- **GOAL OF THE EXERCISE**:
Restate the listing below word for word, omitting any images.

►

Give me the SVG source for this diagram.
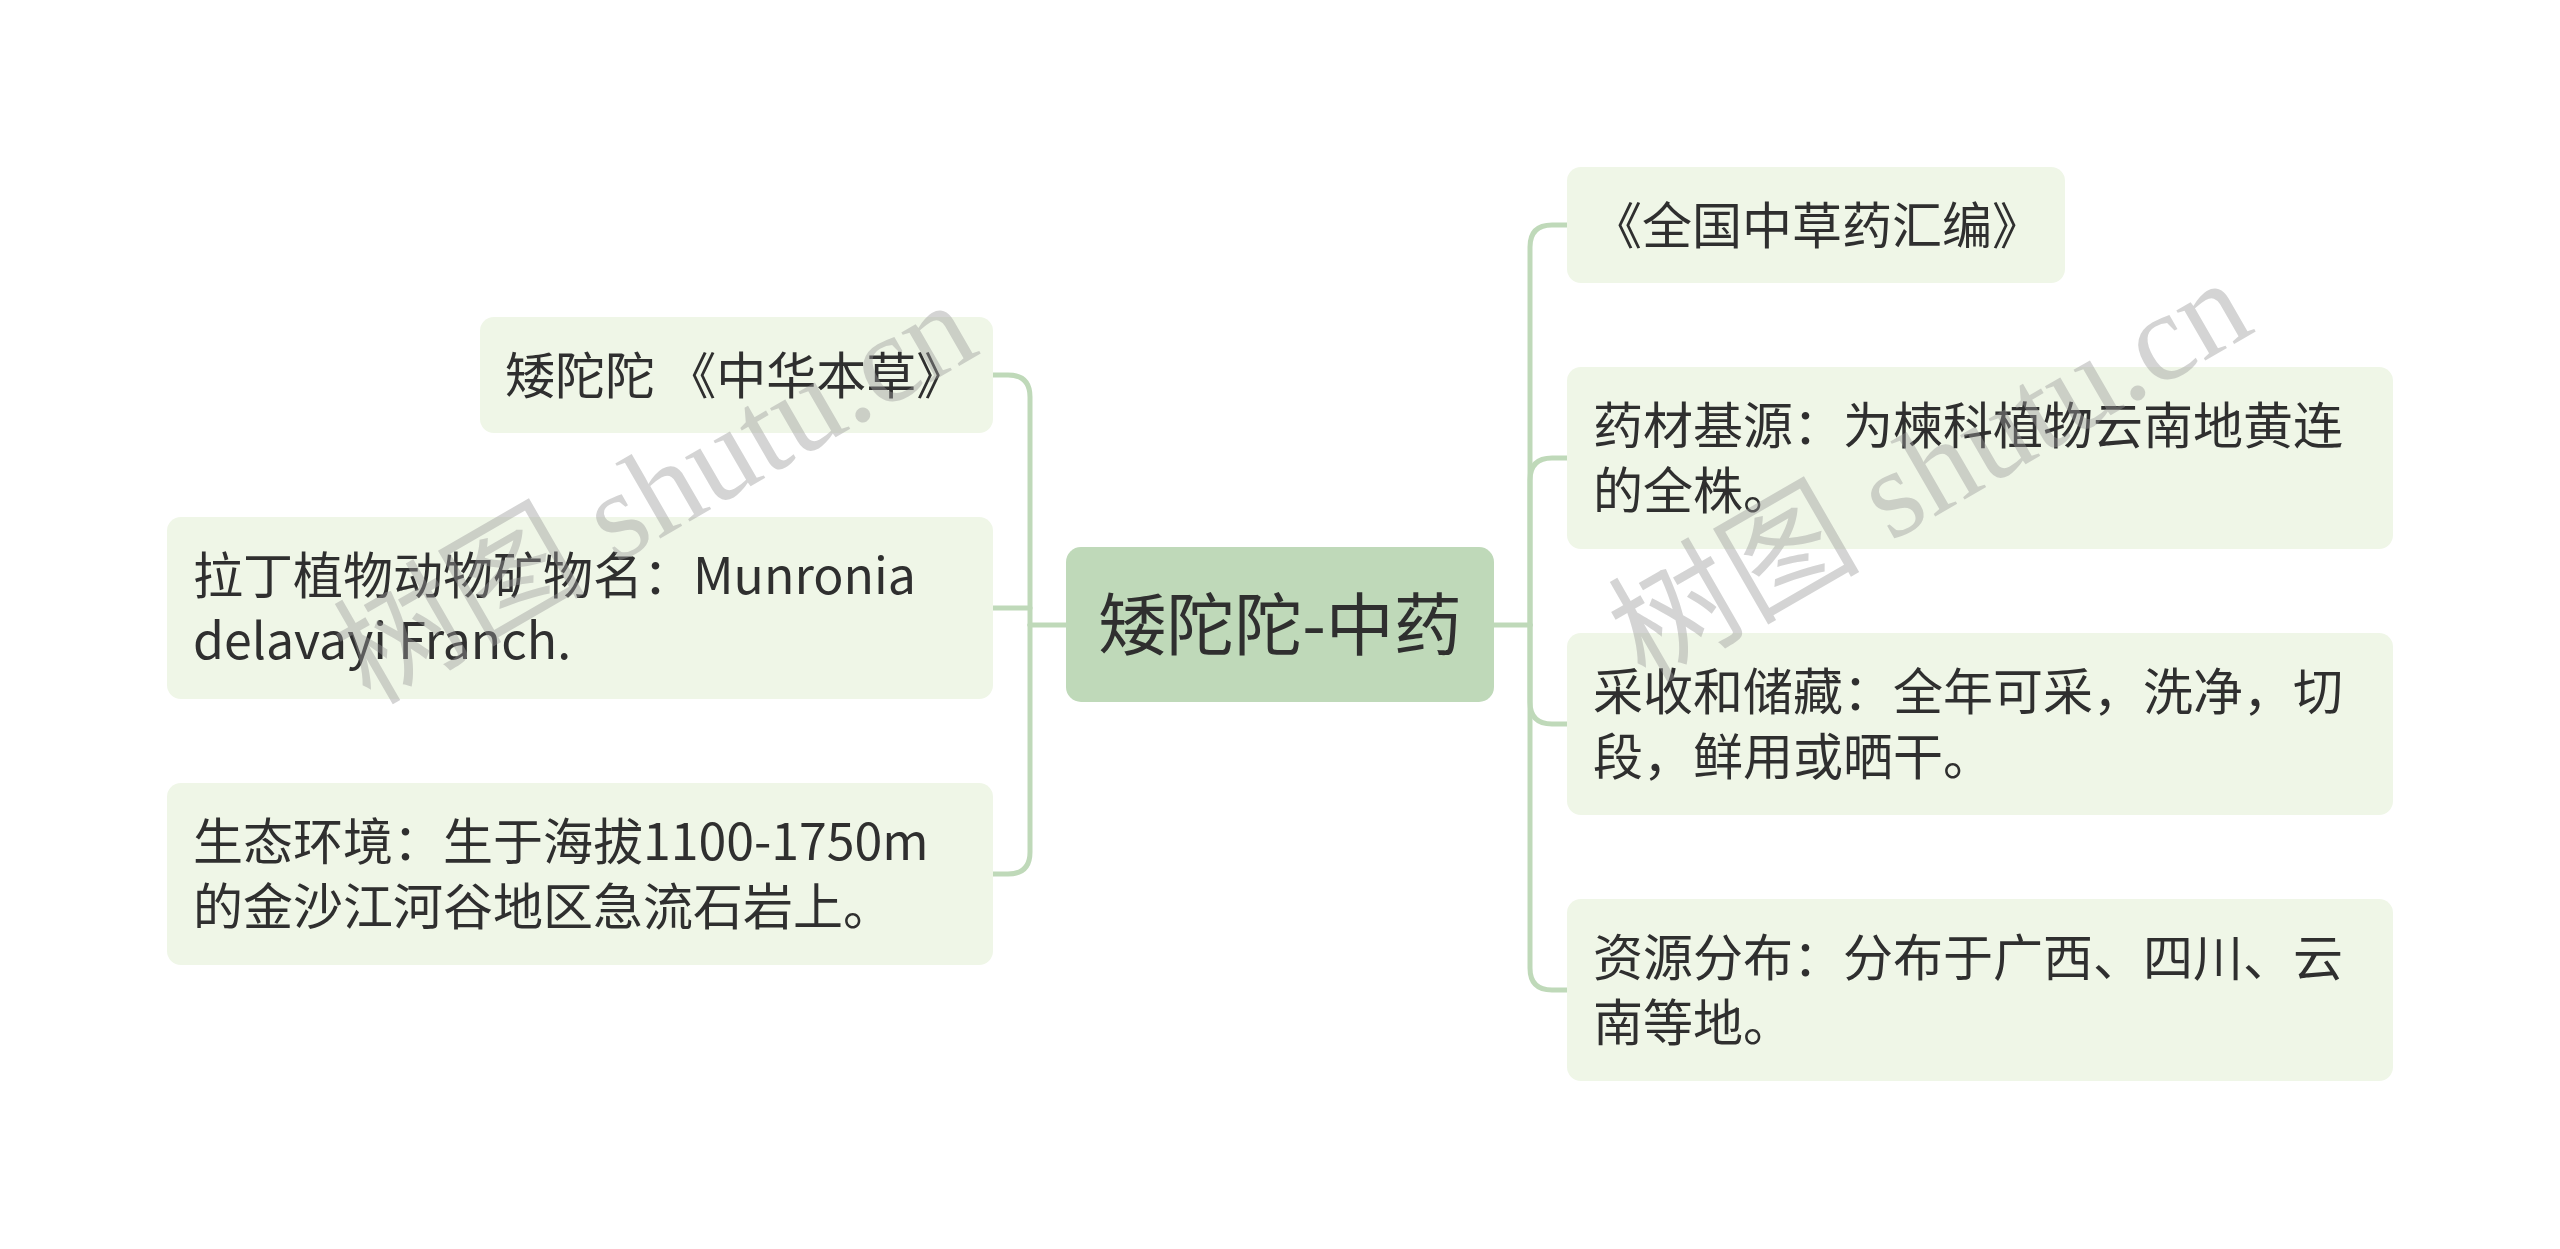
<svg xmlns="http://www.w3.org/2000/svg" width="2560" height="1249" viewBox="0 0 2560 1249">
<style>
.node rect{fill:#eff6e7}
.root rect{fill:#bfd9b9}
.t{font-family:"Noto Sans CJK SC","Noto Sans",sans-serif;font-size:50px;fill:#2f2f2f}
.rt{font-family:"Noto Sans CJK SC","Noto Sans",sans-serif;font-size:68px;fill:#2f2f2f}
.c path{fill:none;stroke:#bfd9b9;stroke-width:5;stroke-linecap:round}
.wm{font-family:"Liberation Serif","Noto Sans CJK SC",serif;font-size:126px;fill:#9a9a9a;opacity:0.42}
</style>
<rect width="2560" height="1249" fill="#ffffff"/>
<g id="connectors" class="c">
<path d="M1494,625 L1530,625"/>
<path d="M1530,625 L1530,247 Q1530,225 1552,225 L1567,225"/>
<path d="M1530,625 L1530,480 Q1530,458 1552,458 L1567,458"/>
<path d="M1530,625 L1530,702 Q1530,724 1552,724 L1567,724"/>
<path d="M1530,625 L1530,968 Q1530,990 1552,990 L1567,990"/>
<path d="M1066,625 L1030,625"/>
<path d="M1030,625 L1030,397 Q1030,375 1008,375 L993,375"/>
<path d="M1030,608 L993,608"/>
<path d="M1030,625 L1030,852 Q1030,874 1008,874 L993,874"/>
</g>
<g id="root" class="root">
<rect x="1066" y="547" width="428" height="155" rx="15"/>
<text class="rt" x="1280" y="650" text-anchor="middle">矮陀陀-中药</text>
</g>
<g id="l1" class="node">
<rect x="480" y="317" width="513" height="116" rx="14"/>
<text class="t" x="505" y="394">矮陀陀 《中华本草》</text>
</g>
<g id="l2" class="node">
<rect x="167" y="517" width="826" height="182" rx="14"/>
<text class="t" x="193" y="594">拉丁植物动物矿物名：Munronia</text>
<text class="t" x="193" y="659">delavayi Franch.</text>
</g>
<g id="l3" class="node">
<rect x="167" y="783" width="826" height="182" rx="14"/>
<text class="t" x="193" y="860">生态环境：生于海拔1100-1750m</text>
<text class="t" x="193" y="925">的金沙江河谷地区急流石岩上。</text>
</g>
<g id="r1" class="node">
<rect x="1567" y="167" width="498" height="116" rx="14"/>
<text class="t" x="1592" y="244">《全国中草药汇编》</text>
</g>
<g id="r2" class="node">
<rect x="1567" y="367" width="826" height="182" rx="14"/>
<text class="t" x="1593" y="444">药材基源：为楝科植物云南地黄连</text>
<text class="t" x="1593" y="509">的全株。</text>
</g>
<g id="r3" class="node">
<rect x="1567" y="633" width="826" height="182" rx="14"/>
<text class="t" x="1593" y="710">采收和储藏：全年可采，洗净，切</text>
<text class="t" x="1593" y="775">段，鲜用或晒干。</text>
</g>
<g id="r4" class="node">
<rect x="1567" y="899" width="826" height="182" rx="14"/>
<text class="t" x="1593" y="976">资源分布：分布于广西、四川、云</text>
<text class="t" x="1593" y="1041">南等地。</text>
</g>
<g id="watermarks">
<text class="wm" x="370" y="706" transform="rotate(-30 370 706)">树图 shutu.cn</text>
<text class="wm" x="1645" y="684" transform="rotate(-30 1645 684)">树图 shutu.cn</text>
</g>
</svg>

◄

- **OUTPUT OF THE TASK**:
Give me the SVG source for this diagram.
<svg xmlns="http://www.w3.org/2000/svg" width="2560" height="1249" viewBox="0 0 2560 1249">
<style>
.node rect{fill:#eff6e7}
.root rect{fill:#bfd9b9}
.t{font-family:"Noto Sans CJK SC","Noto Sans",sans-serif;font-size:50px;fill:#2f2f2f}
.rt{font-family:"Noto Sans CJK SC","Noto Sans",sans-serif;font-size:68px;fill:#2f2f2f}
.c path{fill:none;stroke:#bfd9b9;stroke-width:5;stroke-linecap:round}
.wm{font-family:"Liberation Serif","Noto Sans CJK SC",serif;font-size:126px;fill:#9a9a9a;opacity:0.42}
</style>
<rect width="2560" height="1249" fill="#ffffff"/>
<g id="connectors" class="c">
<path d="M1494,625 L1530,625"/>
<path d="M1530,625 L1530,247 Q1530,225 1552,225 L1567,225"/>
<path d="M1530,625 L1530,480 Q1530,458 1552,458 L1567,458"/>
<path d="M1530,625 L1530,702 Q1530,724 1552,724 L1567,724"/>
<path d="M1530,625 L1530,968 Q1530,990 1552,990 L1567,990"/>
<path d="M1066,625 L1030,625"/>
<path d="M1030,625 L1030,397 Q1030,375 1008,375 L993,375"/>
<path d="M1030,608 L993,608"/>
<path d="M1030,625 L1030,852 Q1030,874 1008,874 L993,874"/>
</g>
<g id="root" class="root">
<rect x="1066" y="547" width="428" height="155" rx="15"/>
<text class="rt" x="1280" y="650" text-anchor="middle">矮陀陀-中药</text>
</g>
<g id="l1" class="node">
<rect x="480" y="317" width="513" height="116" rx="14"/>
<text class="t" x="505" y="394">矮陀陀 《中华本草》</text>
</g>
<g id="l2" class="node">
<rect x="167" y="517" width="826" height="182" rx="14"/>
<text class="t" x="193" y="594">拉丁植物动物矿物名：Munronia</text>
<text class="t" x="193" y="659">delavayi Franch.</text>
</g>
<g id="l3" class="node">
<rect x="167" y="783" width="826" height="182" rx="14"/>
<text class="t" x="193" y="860">生态环境：生于海拔1100-1750m</text>
<text class="t" x="193" y="925">的金沙江河谷地区急流石岩上。</text>
</g>
<g id="r1" class="node">
<rect x="1567" y="167" width="498" height="116" rx="14"/>
<text class="t" x="1592" y="244">《全国中草药汇编》</text>
</g>
<g id="r2" class="node">
<rect x="1567" y="367" width="826" height="182" rx="14"/>
<text class="t" x="1593" y="444">药材基源：为楝科植物云南地黄连</text>
<text class="t" x="1593" y="509">的全株。</text>
</g>
<g id="r3" class="node">
<rect x="1567" y="633" width="826" height="182" rx="14"/>
<text class="t" x="1593" y="710">采收和储藏：全年可采，洗净，切</text>
<text class="t" x="1593" y="775">段，鲜用或晒干。</text>
</g>
<g id="r4" class="node">
<rect x="1567" y="899" width="826" height="182" rx="14"/>
<text class="t" x="1593" y="976">资源分布：分布于广西、四川、云</text>
<text class="t" x="1593" y="1041">南等地。</text>
</g>
<g id="watermarks">
<text class="wm" x="370" y="706" transform="rotate(-30 370 706)">树图 shutu.cn</text>
<text class="wm" x="1645" y="684" transform="rotate(-30 1645 684)">树图 shutu.cn</text>
</g>
</svg>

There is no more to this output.